Sklearn Label Encoder - Not getting desired output based on prediction and inverse transform

871 views Asked by At

I'm new to the Python ML using scikit. I was working on a solution to create a model with three columns Pets, Owner and location.

import pandas
import joblib
from sklearn.tree import DecisionTreeClassifier
from collections import defaultdict
from sklearn import preprocessing 

df = pandas.DataFrame({
    'pets': ['cat', 'dog', 'cat', 'monkey', 'dog', 'dog'], 
    'owner': ['Champ', 'Ron', 'Brick', 'Champ', 'Veronica', 'Ron'], 
    'location': ['San_Diego', 'New_York', 'New_York', 'San_Diego', 'San_Diego', 
                 'New_York']
})

Now, with the label encoder I'm encoding the entire Data Frame.

le = preprocessing.LabelEncoder()
df_encoded = df.apply(le.fit_transform)
df_array=df_encoded.values

Now, I'm splitting the encoded array into Input set (Pets and Owner) and an Output set (location)

IpSet = df_array[:,0:2]
Opset = df_array[:,2:3]

Then, I create a new model of decision tree classifier and am fitting the input and output set.

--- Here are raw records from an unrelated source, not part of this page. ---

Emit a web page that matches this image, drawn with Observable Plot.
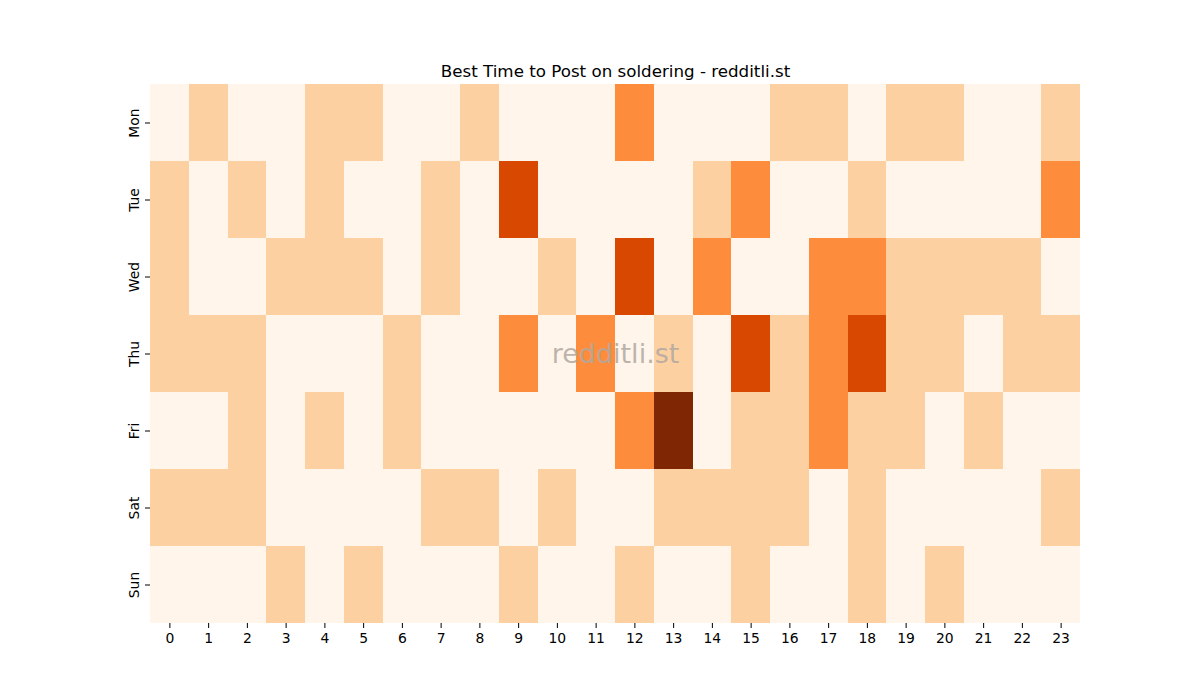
<!DOCTYPE html>
<html>
<head>
<meta charset="utf-8">
<script src="https://cdn.jsdelivr.net/npm/d3@7"></script>
<script src="https://cdn.jsdelivr.net/npm/@observablehq/plot@0.6"></script>
<style>
  body { margin: 0; background: #fff; }
  svg { font-family: "DejaVu Sans", sans-serif; }
</style>
</head>
<body>
<div id="chart"></div>
<script>
const titleText = "Best Time to Post on soldering - redditli.st";
const watermark = "redditli.st";
const days = ["Mon", "Tue", "Wed", "Thu", "Fri", "Sat", "Sun"];
const hours = d3.range(24);
const mon = [0,1,0,0,1,1,0,0,1,0,0,0,2,0,0,0,1,1,0,1,1,0,0,1];
const tue = [1,0,1,0,1,0,0,1,0,3,0,0,0,0,1,2,0,0,1,0,0,0,0,2];
const wed = [1,0,0,1,1,1,0,1,0,0,1,0,3,0,2,0,0,2,2,1,1,1,1,0];
const thu = [1,1,1,0,0,0,1,0,0,2,0,2,0,1,0,3,1,2,3,1,1,0,1,1];
const fri = [0,0,1,0,1,0,1,0,0,0,0,0,2,4,0,1,1,2,1,1,0,1,0,0];
const sat = [1,1,1,0,0,0,0,1,1,0,1,0,0,1,1,1,1,0,1,0,0,0,0,1];
const sun = [0,0,0,1,0,1,0,0,0,1,0,0,1,0,0,1,0,0,1,0,1,0,0,0];
const rows = [mon, tue, wed, thu, fri, sat, sun];
const colorDomain = [0, 1, 2, 3, 4];
const colorRange = ["#fff5eb", "#fdd0a2", "#fd8d3c", "#d94801", "#7f2704"];

const data = [];
rows.forEach((r, i) => r.forEach((v, h) => data.push({day: days[i], hour: h, value: v})));

const chart = Plot.plot({
  width: 1200,
  height: 700,
  marginLeft: 150,
  marginRight: 120,
  marginTop: 84,
  marginBottom: 77,
  style: {fontFamily: "DejaVu Sans, sans-serif", fontSize: "13.9px", color: "#000", background: "#fff"},
  x: {type: "band", domain: hours, padding: 0, round: false, label: null},
  y: {type: "band", domain: days, padding: 0, round: false, label: null},
  color: {type: "linear", domain: colorDomain, range: colorRange, interpolate: "rgb"},
  marks: [
    Plot.cell(data, {x: "hour", y: "day", fill: "value", inset: 0, shapeRendering: "crispEdges"}),
    Plot.axisX({tickSize: 5, tickPadding: 5, fontSize: 13.9, stroke: "#000"}),
    Plot.axisY({tickSize: 5, tickPadding: 7, tickRotate: -90, fontSize: 13.9, stroke: "#000"}),
    Plot.text([watermark], {frameAnchor: "middle", fill: "#b0a8a0", fillOpacity: 0.85, fontSize: 27, text: d => d}),
    Plot.text([titleText], {frameAnchor: "top", dy: -8, lineAnchor: "bottom", fontSize: 16.7, fill: "#000", text: d => d})
  ]
});
document.getElementById("chart").appendChild(chart);
</script>
</body>
</html>
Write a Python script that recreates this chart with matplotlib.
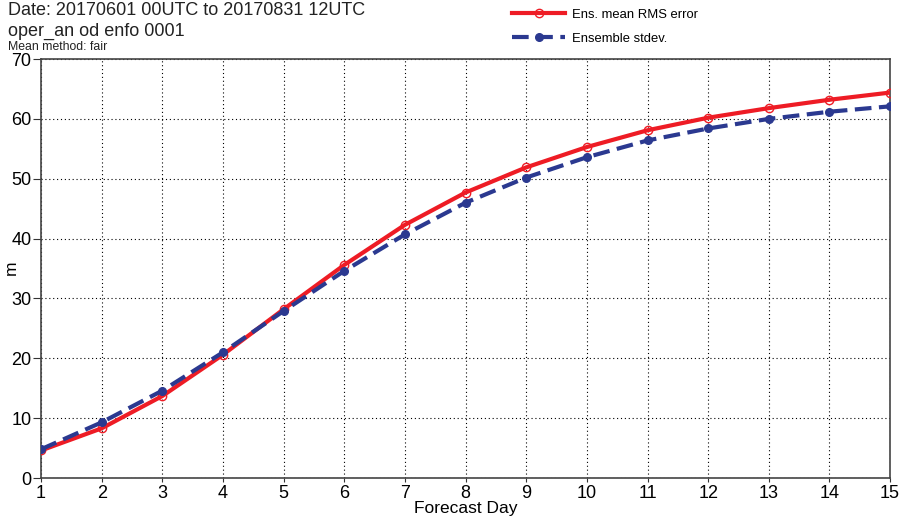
import numpy as np
import matplotlib
matplotlib.use('Agg')
import matplotlib.pyplot as plt

plt.rcParams['font.family'] = ['Liberation Sans', 'DejaVu Sans']

days = np.arange(1, 16)
rms_error = [4.6, 8.3, 13.7, 20.6, 28.2, 35.6, 42.3, 47.7, 51.9, 55.3, 58.1, 60.2, 61.8, 63.2, 64.4]
ens_stdev = [4.8, 9.3, 14.6, 21.0, 27.9, 34.6, 40.7, 46.0, 50.2, 53.6, 56.4, 58.4, 60.0, 61.2, 62.1]

fig = plt.figure(figsize=(9, 5.18), dpi=100)
ax = fig.add_axes([0.0456, 0.0772, 0.9434, 0.8088])

ax.plot(days, rms_error, color='#ee1c25', lw=3, marker='o', ms=6,
        mfc='none', mec='#ee1c25', mew=1, label='Ens. mean RMS error', zorder=3)
ax.plot(days, ens_stdev, color='#2b3990', lw=3, ls=(0, (4, 1.8)), marker='o', ms=5.5,
        mfc='#2b3990', mec='#2b3990', label='Ensemble stdev.', zorder=3)

ax.set_xlim(1, 15)
ax.set_ylim(0, 70)
ax.set_xticks(days)
ax.set_yticks(range(0, 71, 10))
ax.grid(True, color='black', ls=(0, (1, 2.5)), lw=0.8)
ax.tick_params(axis='y', labelsize=13, length=6, pad=1, direction='out', color='#333333')
ax.tick_params(axis='x', labelsize=13, length=3, pad=2, direction='out', color='#333333')
for s in ax.spines.values():
    s.set_color('#444444')
    s.set_linewidth(1.2)

ax.set_xlabel('Forecast Day', fontsize=12.5, labelpad=-1)
fig.text(0.0125, 0.483, 'm', fontsize=12.5, rotation=90, ha='center', va='center')

fig.text(0.009, 0.996, 'Date: 20170601 00UTC to 20170831 12UTC', fontsize=13,
         color='#222222', va='top')
fig.text(0.009, 0.955, 'oper_an od enfo 0001', fontsize=13, color='#222222', va='top')
fig.text(0.009, 0.921, 'Mean method: fair', fontsize=8.8, color='#222222', va='top')

ax.legend(loc='lower left', bbox_to_anchor=(0.549, 1.022), frameon=False, fontsize=9.4,
          handlelength=4.0, labelspacing=0.9, borderaxespad=0, handletextpad=0.6)

fig.savefig('out.png', dpi=100)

model = DecisionTreeClassifier()
model.fit(IpSet,Opset)

Now, I'm trying to predict the Location using the model for a new Dataframe. I'm using the same Label encoder as used earlier.

df_Predict = pandas.DataFrame({
    'pets': ['cat'], 
    'owner': ['Champ']})
df_encoded_Predict = df_Predict.apply(le.fit_transform)
predictions_train = model.predict(df_encoded_Predict)
print(le.inverse_transform(predictions_train)[:1])

With this, I'm expecting to see the value 'San Diego'. Not sure, why I'm getting 'Champ' as an output.

Could someone help me through this?

1

There are 1 answers

0
sulhi On

The logic you following is not correct.

    df_encoded = df.apply(le.fit_transform)

Here the same encoder ( le ) fitted for every column and end of this line execution le has only the location information.

When you need to use already fitted encoder use the .transform() method instead of following.

       df_encoded_Predict = df_Predict.apply(le.fit_transform)